▽

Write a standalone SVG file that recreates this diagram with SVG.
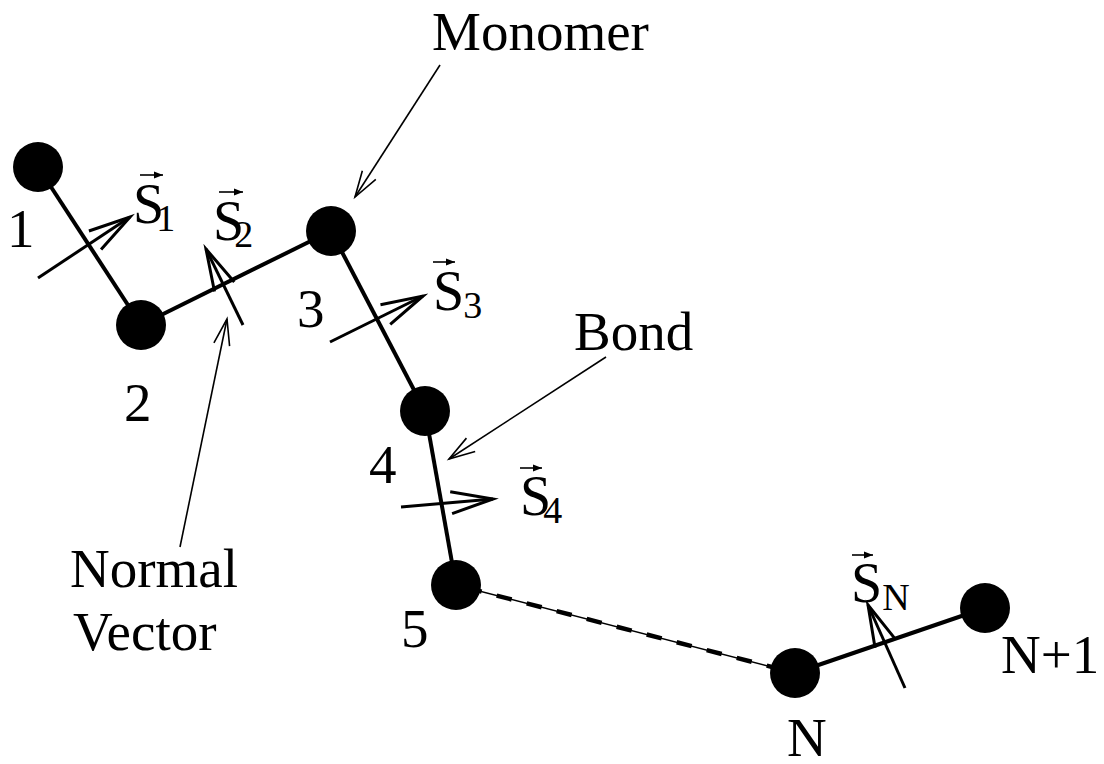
<svg xmlns="http://www.w3.org/2000/svg" width="1104" height="764" viewBox="0 0 1104 764">
<style>
  text { font-family: "Liberation Serif", "Times New Roman", serif; fill: #000; }
  .lbl { font-size: 55px; }
  .s { font-size: 56px; }
  .sub { font-size: 38px; }
  .bead { fill: #000; }
  .bond { stroke: #000; stroke-width: 4; fill: none; stroke-linecap: butt; }
  .thin { stroke: #000; stroke-width: 1.5; fill: none; }
  .dash { stroke: #000; stroke-width: 4.5; fill: none; stroke-dasharray: 15.5 15.5; stroke-dashoffset: 20; }
  .normal { stroke: #000; stroke-width: 3; fill: none; marker-end: url(#bigV); }
  .pointer { stroke: #000; stroke-width: 1.6; fill: none; marker-end: url(#smallV); }
  .vec { stroke: #000; stroke-width: 1.6; fill: none; marker-end: url(#tri); }
</style>
<defs>
  <marker id="bigV" markerUnits="userSpaceOnUse" orient="auto" refX="0" refY="0" markerWidth="60" markerHeight="40" viewBox="-50 -20 60 40" overflow="visible">
    <path d="M-42,-11 L0,0 L-42,11" fill="none" stroke="#000" stroke-width="3" stroke-linejoin="miter"/>
  </marker>
  <marker id="smallV" markerUnits="userSpaceOnUse" orient="auto" refX="0" refY="0" markerWidth="40" markerHeight="30" viewBox="-30 -15 40 30" overflow="visible">
    <path d="M-26,-8 L0,0 L-26,8" fill="none" stroke="#000" stroke-width="1.6"/>
  </marker>
  <marker id="tri" markerUnits="userSpaceOnUse" orient="auto" refX="0" refY="0" markerWidth="12" markerHeight="10" viewBox="-10 -5 12 10" overflow="visible">
    <path d="M-9,-3.5 L0,0 L-9,3.5 Z" fill="#000"/>
  </marker>
</defs>

<g id="connectors">
  <line class="bond" x1="38" y1="167" x2="141" y2="325"/>
  <line class="bond" x1="141" y1="325" x2="331" y2="231"/>
  <line class="bond" x1="331" y1="231" x2="425" y2="411"/>
  <line class="bond" x1="425" y1="411" x2="456" y2="585"/>
  <line class="thin" x1="456" y1="585" x2="795" y2="673"/>
  <line class="dash" x1="456" y1="585" x2="795" y2="673"/>
  <line class="bond" x1="795" y1="673" x2="985" y2="608"/>
</g>

<g id="node-1"><circle class="bead" cx="38" cy="167" r="25"/><text class="lbl" x="7" y="247">1</text></g>
<g id="node-2"><circle class="bead" cx="141" cy="325" r="25"/><text class="lbl" x="124" y="421">2</text></g>
<g id="node-3"><circle class="bead" cx="331" cy="231" r="25"/><text class="lbl" x="297" y="327">3</text></g>
<g id="node-4"><circle class="bead" cx="425" cy="411" r="25"/><text class="lbl" x="369" y="483">4</text></g>
<g id="node-5"><circle class="bead" cx="456" cy="585" r="25"/><text class="lbl" x="401" y="647">5</text></g>
<g id="node-N"><circle class="bead" cx="795" cy="673" r="25"/><text class="lbl" x="787" y="756">N</text></g>
<g id="node-N1"><circle class="bead" cx="985" cy="608" r="25"/><text class="lbl" x="1001" y="673">N+1</text></g>

<g id="normal-vectors">
  <g id="S1">
    <line class="normal" x1="38" y1="278" x2="130" y2="217"/>
    <text class="s" x="133" y="223">S<tspan class="sub" dx="-8" dy="8">1</tspan></text>
    <line class="vec" x1="140" y1="175" x2="163" y2="175"/>
  </g>
  <g id="S2">
    <line class="normal" x1="243" y1="325" x2="206" y2="249"/>
    <text class="s" x="213" y="240">S<tspan class="sub" dx="-10" dy="7">2</tspan></text>
    <line class="vec" x1="219" y1="192" x2="243" y2="192"/>
  </g>
  <g id="S3">
    <line class="normal" x1="330" y1="342" x2="423" y2="296"/>
    <text class="s" x="433" y="310">S<tspan class="sub" dx="-1" dy="8">3</tspan></text>
    <line class="vec" x1="433" y1="262" x2="455" y2="262"/>
  </g>
  <g id="S4">
    <line class="normal" x1="401" y1="507" x2="493" y2="499"/>
    <text class="s" x="520" y="515">S<tspan class="sub" dx="-8" dy="8">4</tspan></text>
    <line class="vec" x1="520" y1="468" x2="542" y2="468"/>
  </g>
  <g id="SN">
    <line class="normal" x1="905" y1="688" x2="868" y2="605"/>
    <text class="s" x="851" y="602">S<tspan class="sub" dx="0" dy="8">N</tspan></text>
    <line class="vec" x1="852" y1="555" x2="873" y2="555"/>
  </g>
</g>

<g id="label-monomer">
  <text class="lbl" x="432" y="50">Monomer</text>
  <line class="pointer" x1="440" y1="65" x2="355" y2="197"/>
</g>
<g id="label-bond">
  <text class="lbl" x="574" y="350">Bond</text>
  <line class="pointer" x1="606" y1="357" x2="449" y2="459"/>
</g>
<g id="label-normal-vector">
  <text class="lbl" x="70" y="587">Normal</text>
  <text class="lbl" x="73" y="650">Vector</text>
  <line class="pointer" x1="180" y1="547" x2="227" y2="319"/>
</g>
</svg>
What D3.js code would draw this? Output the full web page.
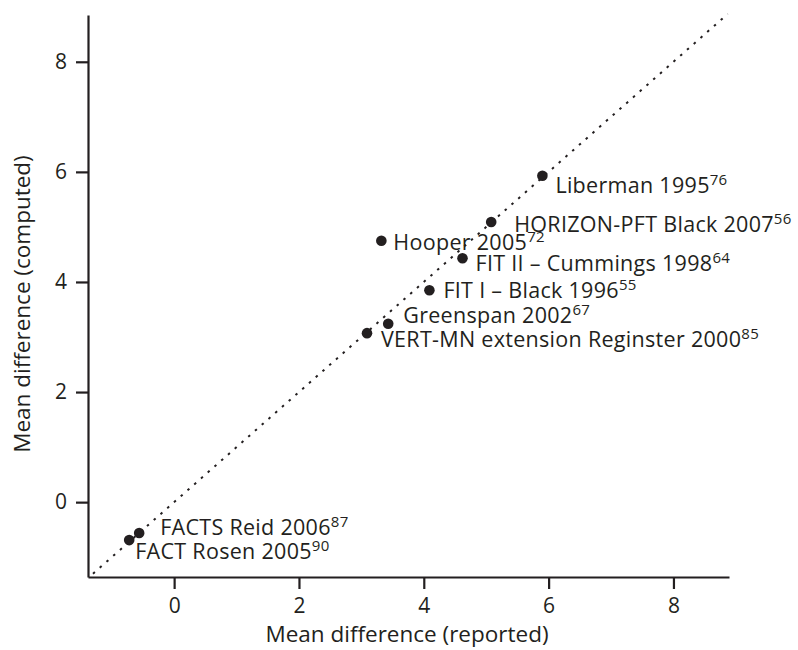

△

_INSTRUCTION_
Retype all of the entries exactly as written, leaving out any images.

_TASK ANSWER_
Write a standalone SVG file that recreates this diagram with SVG.
<svg xmlns="http://www.w3.org/2000/svg" width="1104" height="764" viewBox="0 0 1104 764">
<style>
  text { font-family: "Liberation Serif", "Times New Roman", serif; fill: #000; }
  .lbl { font-size: 55px; }
  .s { font-size: 56px; }
  .sub { font-size: 38px; }
  .bead { fill: #000; }
  .bond { stroke: #000; stroke-width: 4; fill: none; stroke-linecap: butt; }
  .thin { stroke: #000; stroke-width: 1.5; fill: none; }
  .dash { stroke: #000; stroke-width: 4.5; fill: none; stroke-dasharray: 15.5 15.5; stroke-dashoffset: 20; }
  .normal { stroke: #000; stroke-width: 3; fill: none; marker-end: url(#bigV); }
  .pointer { stroke: #000; stroke-width: 1.6; fill: none; marker-end: url(#smallV); }
  .vec { stroke: #000; stroke-width: 1.6; fill: none; marker-end: url(#tri); }
</style>
<defs>
  <marker id="bigV" markerUnits="userSpaceOnUse" orient="auto" refX="0" refY="0" markerWidth="60" markerHeight="40" viewBox="-50 -20 60 40" overflow="visible">
    <path d="M-42,-11 L0,0 L-42,11" fill="none" stroke="#000" stroke-width="3" stroke-linejoin="miter"/>
  </marker>
  <marker id="smallV" markerUnits="userSpaceOnUse" orient="auto" refX="0" refY="0" markerWidth="40" markerHeight="30" viewBox="-30 -15 40 30" overflow="visible">
    <path d="M-26,-8 L0,0 L-26,8" fill="none" stroke="#000" stroke-width="1.6"/>
  </marker>
  <marker id="tri" markerUnits="userSpaceOnUse" orient="auto" refX="0" refY="0" markerWidth="12" markerHeight="10" viewBox="-10 -5 12 10" overflow="visible">
    <path d="M-9,-3.5 L0,0 L-9,3.5 Z" fill="#000"/>
  </marker>
</defs>

<g id="connectors">
  <line class="bond" x1="38" y1="167" x2="141" y2="325"/>
  <line class="bond" x1="141" y1="325" x2="331" y2="231"/>
  <line class="bond" x1="331" y1="231" x2="425" y2="411"/>
  <line class="bond" x1="425" y1="411" x2="456" y2="585"/>
  <line class="thin" x1="456" y1="585" x2="795" y2="673"/>
  <line class="dash" x1="456" y1="585" x2="795" y2="673"/>
  <line class="bond" x1="795" y1="673" x2="985" y2="608"/>
</g>

<g id="node-1"><circle class="bead" cx="38" cy="167" r="25"/><text class="lbl" x="7" y="247">1</text></g>
<g id="node-2"><circle class="bead" cx="141" cy="325" r="25"/><text class="lbl" x="124" y="421">2</text></g>
<g id="node-3"><circle class="bead" cx="331" cy="231" r="25"/><text class="lbl" x="297" y="327">3</text></g>
<g id="node-4"><circle class="bead" cx="425" cy="411" r="25"/><text class="lbl" x="369" y="483">4</text></g>
<g id="node-5"><circle class="bead" cx="456" cy="585" r="25"/><text class="lbl" x="401" y="647">5</text></g>
<g id="node-N"><circle class="bead" cx="795" cy="673" r="25"/><text class="lbl" x="787" y="756">N</text></g>
<g id="node-N1"><circle class="bead" cx="985" cy="608" r="25"/><text class="lbl" x="1001" y="673">N+1</text></g>

<g id="normal-vectors">
  <g id="S1">
    <line class="normal" x1="38" y1="278" x2="130" y2="217"/>
    <text class="s" x="133" y="223">S<tspan class="sub" dx="-8" dy="8">1</tspan></text>
    <line class="vec" x1="140" y1="175" x2="163" y2="175"/>
  </g>
  <g id="S2">
    <line class="normal" x1="243" y1="325" x2="206" y2="249"/>
    <text class="s" x="213" y="240">S<tspan class="sub" dx="-10" dy="7">2</tspan></text>
    <line class="vec" x1="219" y1="192" x2="243" y2="192"/>
  </g>
  <g id="S3">
    <line class="normal" x1="330" y1="342" x2="423" y2="296"/>
    <text class="s" x="433" y="310">S<tspan class="sub" dx="-1" dy="8">3</tspan></text>
    <line class="vec" x1="433" y1="262" x2="455" y2="262"/>
  </g>
  <g id="S4">
    <line class="normal" x1="401" y1="507" x2="493" y2="499"/>
    <text class="s" x="520" y="515">S<tspan class="sub" dx="-8" dy="8">4</tspan></text>
    <line class="vec" x1="520" y1="468" x2="542" y2="468"/>
  </g>
  <g id="SN">
    <line class="normal" x1="905" y1="688" x2="868" y2="605"/>
    <text class="s" x="851" y="602">S<tspan class="sub" dx="0" dy="8">N</tspan></text>
    <line class="vec" x1="852" y1="555" x2="873" y2="555"/>
  </g>
</g>

<g id="label-monomer">
  <text class="lbl" x="432" y="50">Monomer</text>
  <line class="pointer" x1="440" y1="65" x2="355" y2="197"/>
</g>
<g id="label-bond">
  <text class="lbl" x="574" y="350">Bond</text>
  <line class="pointer" x1="606" y1="357" x2="449" y2="459"/>
</g>
<g id="label-normal-vector">
  <text class="lbl" x="70" y="587">Normal</text>
  <text class="lbl" x="73" y="650">Vector</text>
  <line class="pointer" x1="180" y1="547" x2="227" y2="319"/>
</g>
</svg>
What D3.js code would draw this? Output the full web page.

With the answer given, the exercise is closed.